MY LATEST PODCAST EPISODE IS ABOUT TRAINS: There’s a strong focus on China and on high-speed trains in The 9pm Not Quite All of the Trains with David Feng, who according to his YouTube channel is an international “rail visionary”. Look for The 9pm Edict in your podcast app.
Elsewhere
- A new lawsuit claims that Meta used AI to sack workers who took sick leave. Or rather, as Reuters puts it, “disproportionately targeted people with disabilities or who took medical leave”.
- Meta has taken down a new Instagram feature that allowed users to create fake images from other people’s content after a few days of massive backlash.
- Mark Zuckerberg admits that AI is not working out the way he imagined.
- Getting an AI chatbot to jump its guardrails could be easier than you think. This is both brilliant and, I think, hilarious.
- After three years of Microsoft 365 Copilot, adoption is under 4.5%, and only 1% of customers use it weekly.
- Along with a social media ban for under-16s, the UK is now talking about a midnight to 6am curfew for 16- and 17-year-olds. “They mostly come at night. Mostly.”
- The European Commission has found that the addictive design features of Instagram and Facebook — things like infinite scroll, autoplay, push notifications, and the platforms’ highly personalised recommender systems — probably breach the EU’s Digital Services Act.
- “Nearly all of the nearly three million papers available on the arXiv preprint server contain details the authors never meant to share,” reports Nature, “from arguments between co-authors and to-do lists acknowledging weaknesses in the text, to passwords, GPS coordinates that can reveal a researcher’s home address, and application programming interface (API) keys.”
- A New York school district is testing robot teachers, which have been made by a company that started out making sexbots. The classroom of the future! I find the photos in both those articles a little disturbing.

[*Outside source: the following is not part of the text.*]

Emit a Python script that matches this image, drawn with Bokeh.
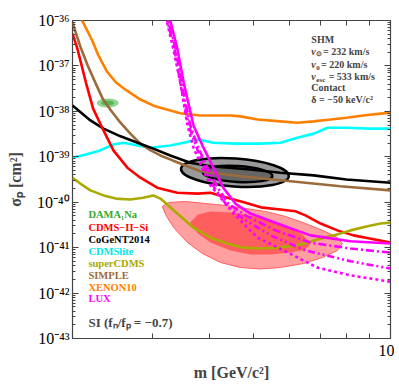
import numpy as np
from bokeh.plotting import figure
from bokeh.models import Range1d, LogAxis, FixedTicker, LogTicker, CustomJSTickFormatter, Label
from bokeh.embed import file_html
from bokeh.resources import INLINE

# ---------------- data (mass in GeV/c^2, log10 of sigma_p in cm^2) ----------------
xenon10_m = [2.09, 2.21, 2.28, 2.38, 2.49, 2.63, 2.82, 3.04, 3.45, 3.82, 4.45, 4.68, 5.10, 5.73, 6.24, 6.78, 7.38, 8.0, 8.72, 9.51, 10.0]
xenon10_logs = [-35.96, -36.44, -36.77, -37.12, -37.36, -37.54, -37.74, -37.89, -38.04, -38.09, -38.09, -38.11, -38.18, -38.22, -38.25, -38.22, -38.18, -38.14, -38.09, -38.05, -38.03]

simple_m = [2.0, 2.08, 2.16, 2.25, 2.33, 2.43, 2.55, 2.68, 2.82, 2.97, 3.12, 3.32, 3.54, 3.82, 4.68, 6.03, 7.76, 10.0]
simple_logs = [-36.04, -36.57, -36.99, -37.39, -37.72, -37.98, -38.25, -38.49, -38.71, -38.86, -38.97, -39.08, -39.19, -39.32, -39.43, -39.54, -39.65, -39.74]

cdmssi_m = [2.0, 2.05, 2.14, 2.22, 2.34, 2.46, 2.64, 2.82, 3.07, 3.40, 3.77, 4.02, 4.38, 4.80, 5.23, 5.73, 6.18, 6.50, 7.02, 7.64, 8.29, 9.0, 10.0]
cdmssi_logs = [-36.29, -36.62, -37.36, -37.94, -38.42, -38.86, -39.24, -39.46, -39.68, -39.79, -39.81, -39.79, -39.90, -40.01, -40.12, -40.16, -40.20, -40.29, -40.47, -40.62, -40.73, -40.80, -40.89]

cogent_m = [2.0, 2.19, 2.34, 2.55, 2.78, 3.01, 3.28, 3.63, 4.02, 4.92, 5.73, 6.78, 8.0, 10.0]
cogent_logs = [-37.87, -38.20, -38.38, -38.55, -38.69, -38.82, -38.97, -39.13, -39.21, -39.28, -39.35, -39.41, -39.50, -39.57]

cdmslite_m = [2.0, 2.14, 2.30, 2.46, 2.59, 2.78, 2.97, 3.28, 3.51, 3.77, 4.08, 4.56, 5.18, 5.73, 6.24, 6.78, 7.27, 8.0, 9.0, 10.0]
cdmslite_logs = [-39.02, -38.95, -38.86, -38.73, -38.69, -38.75, -38.80, -38.75, -38.69, -38.62, -38.69, -38.71, -38.71, -38.69, -38.58, -38.49, -38.36, -38.36, -38.38, -38.38]

supercdms_m = [2.0, 2.08, 2.19, 2.34, 2.49, 2.68, 2.86, 3.01, 3.12, 3.23, 3.40, 3.69, 4.02, 4.38, 4.75, 5.18, 5.73, 6.34, 6.91, 7.49, 8.17, 8.90, 9.51, 10.0]
supercdms_logs = [-39.46, -39.59, -39.74, -39.85, -39.92, -39.94, -39.90, -39.85, -39.92, -40.05, -40.25, -40.56, -40.78, -40.91, -41.00, -41.02, -41.00, -40.93, -40.82, -40.73, -40.62, -40.53, -40.47, -40.45]

lux_solid_m = [3.20, 3.28, 3.40, 3.51, 3.69, 3.88, 4.08, 4.29, 4.56, 4.92, 5.64, 6.67, 8.17, 10.0]
lux_solid_logs = [-35.8, -36.0, -36.62, -37.36, -38.31, -38.80, -39.24, -39.68, -40.03, -40.25, -40.47, -40.73, -40.86, -40.91]
lux_dotted_m = [3.15, 3.22, 3.33, 3.45, 3.58, 3.69, 3.82, 4.02, 4.23, 4.52, 5.10, 5.82, 6.91, 8.17, 10.0]
lux_dotted_logs = [-35.8, -36.0, -36.62, -37.36, -38.31, -38.80, -39.15, -39.63, -39.90, -40.25, -40.78, -41.06, -41.44, -41.61, -41.75]
lux_dashdot_m = [3.18, 3.25, 3.37, 3.47, 3.63, 3.78, 3.96, 4.17, 4.40, 4.80, 5.59, 6.67, 8.17, 10.0]
lux_dashdot_logs = [-35.8, -36.0, -36.62, -37.36, -38.31, -38.80, -39.24, -39.68, -40.03, -40.29, -40.62, -40.89, -41.02, -41.11]
lux_dashdotdot_m = [3.16, 3.23, 3.35, 3.45, 3.60, 3.75, 3.90, 4.10, 4.34, 4.73, 5.45, 6.50, 8.17, 10.0]
lux_dashdotdot_logs = [-35.8, -36.0, -36.62, -37.36, -38.31, -38.80, -39.24, -39.68, -40.03, -40.36, -40.73, -41.06, -41.30, -41.46]

# CDMS-II-Si signal regions (contour vertices)
cdmssi_outer_m = [3.15, 3.25, 3.54, 3.92, 4.34, 4.80, 5.31, 5.88, 6.50, 7.19, 7.64, 7.84, 7.64, 7.09, 6.44, 5.73, 5.18, 4.68, 4.23, 3.86, 3.58, 3.35, 3.22]
cdmssi_outer_logs = [-40.094, -40.006, -39.984, -40.028, -40.072, -40.138, -40.204, -40.314, -40.468, -40.644, -40.777, -40.909, -41.063, -41.217, -41.349, -41.437, -41.470, -41.437, -41.327, -41.129, -40.887, -40.578, -40.314]
cdmssi_inner_m = [3.63, 3.77, 4.02, 4.45, 4.92, 5.45, 6.03, 6.44, 6.67, 6.50, 6.03, 5.45, 4.92, 4.45, 4.02, 3.77]
cdmssi_inner_logs = [-40.446, -40.270, -40.204, -40.226, -40.292, -40.402, -40.556, -40.733, -40.909, -41.041, -41.107, -41.151, -41.151, -41.063, -40.887, -40.689]

# DAMA and CoGeNT region centres
dama_center_m = [2.39]
dama_center_logs = [-37.816]
cogent_outer_center_m = [4.55]
cogent_outer_center_logs = [-39.346]
cogent_inner_center_m = [4.61]
cogent_inner_center_logs = [-39.379]

x_ticks = [3, 4, 5, 6, 7, 8, 9, 10]
x_tick_labels = ["", "", "", "", "", "", "", "10"]
y_tick_exps = [-43, -42, -41, -40, -39, -38, -37, -36]
y_tick_labels = ["10\u207b\u2074\u00b3", "10\u207b\u2074\u00b2", "10\u207b\u2074\u00b9", "10\u207b\u2074\u2070",
                 "10\u207b\u00b3\u2079", "10\u207b\u00b3\u2078", "10\u207b\u00b3\u2077", "10\u207b\u00b3\u2076"]

legend_names = ["DAMA\u2081Na", "CDMS\u2212II\u2212Si", "CoGeNT2014", "CDMSlite", "superCDMS", "SIMPLE", "XENON10", "LUX"]
legend_colors = ["#33aa33", "#ff0000", "#000000", "#00e8e8", "#a8a800", "#9c6b3c", "#ff8000", "#ff00ff"]

def s(v):
    return [10.0 ** x for x in v]

FONT = "Liberation Serif"

p = figure(x_axis_type="log", y_axis_type="log",
           x_range=Range1d(2, 10), y_range=Range1d(1e-43, 1e-36),
           frame_width=318, frame_height=318,
           min_border_left=72, min_border_right=4, min_border_top=20, min_border_bottom=44,
           output_backend="svg", toolbar_location=None)
p.grid.visible = False
p.outline_line_color = "#444444"
p.outline_line_width = 1.2
p.background_fill_color = "white"
p.border_fill_color = "white"

# bottom axis
xa = p.xaxis[0]
xa.ticker = FixedTicker(ticks=x_ticks, minor_ticks=[])
xa.formatter = CustomJSTickFormatter(args=dict(vals=x_ticks, labs=x_tick_labels),
                                     code="const i = vals.indexOf(tick); return i >= 0 ? labs[i] : '';")
xa.major_tick_in = 5
xa.major_tick_out = 0
xa.major_tick_line_color = "#444444"
xa.axis_line_color = None
xa.major_label_text_font = FONT
xa.major_label_text_font_size = "16px"
xa.major_label_text_color = "black"
xa.major_label_standoff = 6
xa.axis_label = "m [GeV/c\u00b2]"
xa.axis_label_text_font = FONT
xa.axis_label_text_font_style = "bold"
xa.axis_label_text_font_size = "16px"
xa.axis_label_standoff = 5

ya = p.yaxis[0]
ya.ticker = LogTicker(num_minor_ticks=10)
ya.formatter = CustomJSTickFormatter(args=dict(exps=y_tick_exps, labs=y_tick_labels),
                                     code="const e = Math.round(Math.log10(tick)); const i = exps.indexOf(e); return i >= 0 ? labs[i] : '';")
ya.major_tick_in = 6
ya.major_tick_out = 0
ya.minor_tick_in = 3
ya.minor_tick_out = 0
ya.major_tick_line_color = "#444444"
ya.minor_tick_line_color = "#444444"
ya.axis_line_color = None
ya.major_label_text_font = FONT
ya.major_label_text_font_size = "16px"
ya.major_label_text_color = "black"
ya.major_label_standoff = 3
ya.axis_label = "\u03c3\u209a [cm\u00b2]"
ya.axis_label_text_font = FONT
ya.axis_label_text_font_style = "bold"
ya.axis_label_text_font_size = "16px"
ya.axis_label_standoff = 10

empty = "return '';"
top = LogAxis(ticker=FixedTicker(ticks=x_ticks, minor_ticks=[]), formatter=CustomJSTickFormatter(code=empty),
              major_tick_in=5, major_tick_out=0, axis_line_color=None, major_tick_line_color="#444444",
              major_label_standoff=0)
p.add_layout(top, "above")
right = LogAxis(ticker=LogTicker(num_minor_ticks=10), formatter=CustomJSTickFormatter(code=empty),
                major_tick_in=6, major_tick_out=0, minor_tick_in=3, minor_tick_out=0,
                axis_line_color=None, major_tick_line_color="#444444", minor_tick_line_color="#444444",
                major_label_standoff=0)
p.add_layout(right, "right")

# ---------------- regions ----------------
p.patch(cdmssi_outer_m, s(cdmssi_outer_logs), fill_color="#ff9a9a", fill_alpha=0.95,
        line_color="#ff6060", line_width=1)
p.patch(cdmssi_inner_m, s(cdmssi_inner_logs), fill_color="#ff5e5e", line_color=None)

p.ellipse(x=cogent_outer_center_m, y=s(cogent_outer_center_logs), width=108, height=28, angle=-0.07,
          width_units="screen", height_units="screen", fill_color="#9a9a9a", line_color="black", line_width=2.5)
p.ellipse(x=cogent_inner_center_m, y=s(cogent_inner_center_logs), width=70, height=16, angle=-0.06,
          width_units="screen", height_units="screen", fill_color="#666666", line_color="black", line_width=2.5)

p.ellipse(x=dama_center_m, y=s(dama_center_logs), width=22, height=9,
          width_units="screen", height_units="screen", fill_color="#7fcc7f", fill_alpha=0.85, line_color=None)
p.ellipse(x=dama_center_m, y=s(dama_center_logs), width=13, height=5,
          width_units="screen", height_units="screen", fill_color="#4fb44f", fill_alpha=0.9, line_color=None)

# ---------------- limit lines ----------------
LW = 2.6
p.line(xenon10_m, s(xenon10_logs), line_color="#ff8000", line_width=LW)
p.line(cdmslite_m, s(cdmslite_logs), line_color="#00ffff", line_width=LW)
p.line(simple_m, s(simple_logs), line_color="#9c6b3c", line_width=LW)
p.line(cogent_m, s(cogent_logs), line_color="black", line_width=LW)
p.line(cdmssi_m, s(cdmssi_logs), line_color="#ff0000", line_width=LW)
p.line(supercdms_m, s(supercdms_logs), line_color="#aaaa00", line_width=LW)
p.line(lux_solid_m, s(lux_solid_logs), line_color="#ff00ff", line_width=LW)
p.line(lux_dashdot_m, s(lux_dashdot_logs), line_color="#ff00ff", line_width=LW, line_dash="8 3 2 3")
p.line(lux_dashdotdot_m, s(lux_dashdotdot_logs), line_color="#ff00ff", line_width=LW, line_dash="7 3 2 3 2 3")
p.line(lux_dotted_m, s(lux_dotted_logs), line_color="#ff00ff", line_width=LW, line_dash="3 3")

# ---------------- texts ----------------
legend_logs = [-40.27, -40.556, -40.82, -41.085, -41.35, -41.61, -41.877, -42.12]
for name, col, ly in zip(legend_names, legend_colors, legend_logs):
    p.add_layout(Label(x=2.168, y=10 ** ly, text=name, text_color=col, text_font=FONT,
                       text_font_style="bold", text_font_size="10.5px", text_baseline="middle"))

p.add_layout(Label(x=2.168, y=10 ** -42.648, text="SI (f\u2099/f\u209a = \u22120.7)", text_font=FONT,
                   text_font_style="bold", text_font_size="13px", text_baseline="middle"))

tx = 6.70
info = [("SHM", None, None, -36.418),
        ("v", "\u2299", "= 232 km/s", -36.682),
        ("v", "0", "= 220 km/s", -36.969),
        ("v", "esc", "= 533 km/s", -37.233),
        ("Contact", None, None, -37.475),
        ("\u03b4 = \u221250 keV/c\u00b2", None, None, -37.739)]
sub_off = {"\u2299": (5, 11.7), "0": (5, 9.7), "esc": (5, 17.3)}
for main, sub, rest, ly in info:
    style = "bold italic" if sub else "bold"
    p.add_layout(Label(x=tx, y=10 ** ly, text=main, text_font=FONT, text_font_style=style,
                       text_font_size="10px", text_baseline="middle"))
    if sub:
        o1, o2 = sub_off[sub]
        p.add_layout(Label(x=tx, y=10 ** ly, x_offset=o1, y_offset=-3, text=sub, text_font=FONT,
                           text_font_style="bold", text_font_size="7px", text_baseline="middle"))
        p.add_layout(Label(x=tx, y=10 ** ly, x_offset=o2, text=rest, text_font=FONT,
                           text_font_style="bold", text_font_size="10px", text_baseline="middle"))

open("out.html", "w").write(file_html(p, INLINE))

- Yet another study shows that there’s no evidence mobile phones cause brain cancer.
- Does your boss resist letting you work from home? They might be a narcissist.
- This headline: “Secretive Silicon Valley startup tries to quash interview, says it’s definitely not working on growing brain-free ‘organ sacks’.”
Inquiries of note
Nothing new for us today.
What’s next?
Parliament is currently on its usual long winter break until 11 August, which is three and a bit weeks away.